RECORDED DATA:
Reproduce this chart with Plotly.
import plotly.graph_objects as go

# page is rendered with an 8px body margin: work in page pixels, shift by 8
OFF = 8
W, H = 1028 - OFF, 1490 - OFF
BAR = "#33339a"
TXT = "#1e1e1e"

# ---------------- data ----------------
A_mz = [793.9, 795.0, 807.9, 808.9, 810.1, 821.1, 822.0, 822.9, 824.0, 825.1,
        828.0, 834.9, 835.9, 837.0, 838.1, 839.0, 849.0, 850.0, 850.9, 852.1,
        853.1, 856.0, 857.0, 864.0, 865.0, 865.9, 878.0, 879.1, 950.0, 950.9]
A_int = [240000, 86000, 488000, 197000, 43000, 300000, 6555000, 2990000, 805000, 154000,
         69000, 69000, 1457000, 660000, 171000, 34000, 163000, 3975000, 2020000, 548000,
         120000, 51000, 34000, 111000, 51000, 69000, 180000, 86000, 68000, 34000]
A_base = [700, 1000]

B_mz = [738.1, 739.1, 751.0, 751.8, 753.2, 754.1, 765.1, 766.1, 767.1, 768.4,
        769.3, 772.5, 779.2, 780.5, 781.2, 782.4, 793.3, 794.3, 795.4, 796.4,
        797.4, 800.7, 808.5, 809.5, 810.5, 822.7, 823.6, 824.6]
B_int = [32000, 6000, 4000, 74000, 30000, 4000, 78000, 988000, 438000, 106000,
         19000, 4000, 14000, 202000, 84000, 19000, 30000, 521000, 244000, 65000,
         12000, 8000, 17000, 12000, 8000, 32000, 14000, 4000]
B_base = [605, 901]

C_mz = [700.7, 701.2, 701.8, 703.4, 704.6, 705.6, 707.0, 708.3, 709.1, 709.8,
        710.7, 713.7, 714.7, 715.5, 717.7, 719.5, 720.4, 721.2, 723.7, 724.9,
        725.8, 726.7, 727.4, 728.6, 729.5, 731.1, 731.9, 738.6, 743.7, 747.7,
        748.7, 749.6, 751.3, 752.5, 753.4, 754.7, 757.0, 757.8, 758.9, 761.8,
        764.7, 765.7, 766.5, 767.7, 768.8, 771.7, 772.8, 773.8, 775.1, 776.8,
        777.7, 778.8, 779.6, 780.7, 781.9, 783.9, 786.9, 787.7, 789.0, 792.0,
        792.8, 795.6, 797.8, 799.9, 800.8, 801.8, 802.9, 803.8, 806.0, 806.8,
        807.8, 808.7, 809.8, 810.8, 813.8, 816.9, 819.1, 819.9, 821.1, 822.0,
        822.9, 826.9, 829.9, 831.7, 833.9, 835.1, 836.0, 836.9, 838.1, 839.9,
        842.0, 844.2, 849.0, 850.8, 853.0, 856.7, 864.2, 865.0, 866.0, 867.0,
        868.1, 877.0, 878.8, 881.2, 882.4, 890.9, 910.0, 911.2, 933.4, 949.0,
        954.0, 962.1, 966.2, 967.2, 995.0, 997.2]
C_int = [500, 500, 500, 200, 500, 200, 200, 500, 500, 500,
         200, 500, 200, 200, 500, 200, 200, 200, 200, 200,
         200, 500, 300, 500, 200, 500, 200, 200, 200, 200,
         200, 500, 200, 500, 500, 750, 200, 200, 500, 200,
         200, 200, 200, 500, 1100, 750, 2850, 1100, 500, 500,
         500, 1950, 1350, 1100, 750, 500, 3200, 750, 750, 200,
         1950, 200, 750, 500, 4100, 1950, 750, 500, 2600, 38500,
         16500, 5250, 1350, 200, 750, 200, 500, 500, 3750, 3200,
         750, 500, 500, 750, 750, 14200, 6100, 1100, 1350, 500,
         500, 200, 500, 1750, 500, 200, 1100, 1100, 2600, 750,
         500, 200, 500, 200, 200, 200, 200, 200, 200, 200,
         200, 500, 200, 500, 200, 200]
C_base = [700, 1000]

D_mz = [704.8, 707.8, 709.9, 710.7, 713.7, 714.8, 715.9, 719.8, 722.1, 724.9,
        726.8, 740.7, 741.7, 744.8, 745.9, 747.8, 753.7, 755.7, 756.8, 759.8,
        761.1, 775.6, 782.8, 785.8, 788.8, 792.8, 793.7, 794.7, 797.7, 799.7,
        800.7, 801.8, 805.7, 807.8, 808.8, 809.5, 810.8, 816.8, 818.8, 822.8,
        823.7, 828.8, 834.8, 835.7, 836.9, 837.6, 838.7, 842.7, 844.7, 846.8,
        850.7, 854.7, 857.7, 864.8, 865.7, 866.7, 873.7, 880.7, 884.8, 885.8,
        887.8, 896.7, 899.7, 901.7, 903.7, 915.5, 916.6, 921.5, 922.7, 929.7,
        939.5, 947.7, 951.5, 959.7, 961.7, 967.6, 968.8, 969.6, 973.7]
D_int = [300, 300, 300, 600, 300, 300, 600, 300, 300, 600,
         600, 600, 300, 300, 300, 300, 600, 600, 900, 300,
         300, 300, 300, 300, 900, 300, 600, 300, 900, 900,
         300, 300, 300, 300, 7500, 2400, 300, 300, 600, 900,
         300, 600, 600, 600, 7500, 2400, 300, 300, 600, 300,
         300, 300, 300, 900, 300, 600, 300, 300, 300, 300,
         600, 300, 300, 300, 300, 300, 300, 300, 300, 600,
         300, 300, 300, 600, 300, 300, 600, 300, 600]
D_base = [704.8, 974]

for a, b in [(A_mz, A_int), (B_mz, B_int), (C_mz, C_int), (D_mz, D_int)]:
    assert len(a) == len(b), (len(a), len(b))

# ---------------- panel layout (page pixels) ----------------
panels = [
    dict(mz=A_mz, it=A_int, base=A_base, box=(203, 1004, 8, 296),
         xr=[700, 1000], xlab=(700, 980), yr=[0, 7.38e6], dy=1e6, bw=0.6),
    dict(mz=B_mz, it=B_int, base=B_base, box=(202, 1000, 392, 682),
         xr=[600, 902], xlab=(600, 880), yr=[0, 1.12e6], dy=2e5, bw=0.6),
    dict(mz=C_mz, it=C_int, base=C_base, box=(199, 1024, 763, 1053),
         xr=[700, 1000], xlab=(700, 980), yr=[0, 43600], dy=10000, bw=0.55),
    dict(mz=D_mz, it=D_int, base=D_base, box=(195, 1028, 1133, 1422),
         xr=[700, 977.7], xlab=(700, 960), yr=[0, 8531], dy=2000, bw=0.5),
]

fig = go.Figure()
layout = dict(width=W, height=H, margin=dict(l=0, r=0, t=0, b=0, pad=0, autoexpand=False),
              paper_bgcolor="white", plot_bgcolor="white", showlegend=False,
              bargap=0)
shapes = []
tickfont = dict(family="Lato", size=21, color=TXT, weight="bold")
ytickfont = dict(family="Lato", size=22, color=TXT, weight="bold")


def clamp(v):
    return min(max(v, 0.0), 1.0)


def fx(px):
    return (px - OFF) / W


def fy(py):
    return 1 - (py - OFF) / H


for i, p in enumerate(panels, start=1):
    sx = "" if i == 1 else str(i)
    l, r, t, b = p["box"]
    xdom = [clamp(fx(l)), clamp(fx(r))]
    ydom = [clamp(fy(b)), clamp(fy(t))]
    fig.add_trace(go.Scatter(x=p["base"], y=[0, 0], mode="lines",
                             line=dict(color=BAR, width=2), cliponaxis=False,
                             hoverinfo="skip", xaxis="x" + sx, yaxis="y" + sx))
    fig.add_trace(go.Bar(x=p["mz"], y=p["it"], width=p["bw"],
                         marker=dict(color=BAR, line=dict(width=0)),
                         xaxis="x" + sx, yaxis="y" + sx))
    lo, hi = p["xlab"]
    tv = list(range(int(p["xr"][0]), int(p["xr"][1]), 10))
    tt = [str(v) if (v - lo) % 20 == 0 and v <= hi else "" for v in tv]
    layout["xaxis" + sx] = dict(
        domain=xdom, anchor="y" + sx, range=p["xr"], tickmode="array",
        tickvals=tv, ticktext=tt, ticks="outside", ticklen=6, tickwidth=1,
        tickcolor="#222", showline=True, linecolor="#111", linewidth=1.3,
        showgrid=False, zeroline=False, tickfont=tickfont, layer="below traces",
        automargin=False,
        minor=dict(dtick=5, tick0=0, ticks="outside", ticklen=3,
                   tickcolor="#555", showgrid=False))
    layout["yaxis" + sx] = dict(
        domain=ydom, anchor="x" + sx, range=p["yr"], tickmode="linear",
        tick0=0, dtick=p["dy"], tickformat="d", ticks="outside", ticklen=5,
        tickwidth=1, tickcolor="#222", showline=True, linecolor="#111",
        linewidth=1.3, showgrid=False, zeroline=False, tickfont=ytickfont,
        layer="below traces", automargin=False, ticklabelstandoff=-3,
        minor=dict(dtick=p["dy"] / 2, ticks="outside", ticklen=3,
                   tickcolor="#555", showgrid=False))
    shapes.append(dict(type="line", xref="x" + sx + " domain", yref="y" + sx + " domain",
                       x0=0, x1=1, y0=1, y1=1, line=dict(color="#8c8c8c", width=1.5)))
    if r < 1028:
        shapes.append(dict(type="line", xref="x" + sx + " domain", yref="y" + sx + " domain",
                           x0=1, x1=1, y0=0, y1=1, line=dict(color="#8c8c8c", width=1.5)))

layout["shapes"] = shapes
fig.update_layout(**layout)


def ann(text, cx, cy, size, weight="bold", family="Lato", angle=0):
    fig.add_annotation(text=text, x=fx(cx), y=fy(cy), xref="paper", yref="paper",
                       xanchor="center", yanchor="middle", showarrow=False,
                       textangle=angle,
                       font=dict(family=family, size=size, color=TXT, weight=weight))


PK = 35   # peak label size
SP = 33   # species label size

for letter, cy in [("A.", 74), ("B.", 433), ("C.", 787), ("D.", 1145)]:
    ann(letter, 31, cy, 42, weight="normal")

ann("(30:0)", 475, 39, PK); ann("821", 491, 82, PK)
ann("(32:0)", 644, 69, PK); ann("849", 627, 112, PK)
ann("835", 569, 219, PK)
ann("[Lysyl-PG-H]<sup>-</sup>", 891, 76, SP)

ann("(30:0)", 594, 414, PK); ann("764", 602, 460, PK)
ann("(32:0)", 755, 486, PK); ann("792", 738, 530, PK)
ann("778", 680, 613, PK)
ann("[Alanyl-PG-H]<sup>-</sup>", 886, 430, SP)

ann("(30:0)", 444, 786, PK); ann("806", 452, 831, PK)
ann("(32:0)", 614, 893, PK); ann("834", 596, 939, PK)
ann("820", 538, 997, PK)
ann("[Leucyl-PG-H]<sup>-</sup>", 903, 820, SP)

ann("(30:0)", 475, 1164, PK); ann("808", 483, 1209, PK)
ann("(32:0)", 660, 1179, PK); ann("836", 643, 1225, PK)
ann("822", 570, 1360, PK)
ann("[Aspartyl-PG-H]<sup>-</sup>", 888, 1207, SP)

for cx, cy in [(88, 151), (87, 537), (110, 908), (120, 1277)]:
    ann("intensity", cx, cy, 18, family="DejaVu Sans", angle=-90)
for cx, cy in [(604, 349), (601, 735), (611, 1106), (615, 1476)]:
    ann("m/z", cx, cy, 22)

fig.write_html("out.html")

WHAT YOU ARE ASKED TO DO:
Find each line holding the string "with" and copy it out.

ANSWER:
Reproduce this chart with Plotly.
# page is rendered with an 8px body margin: work in page pixels, shift by 8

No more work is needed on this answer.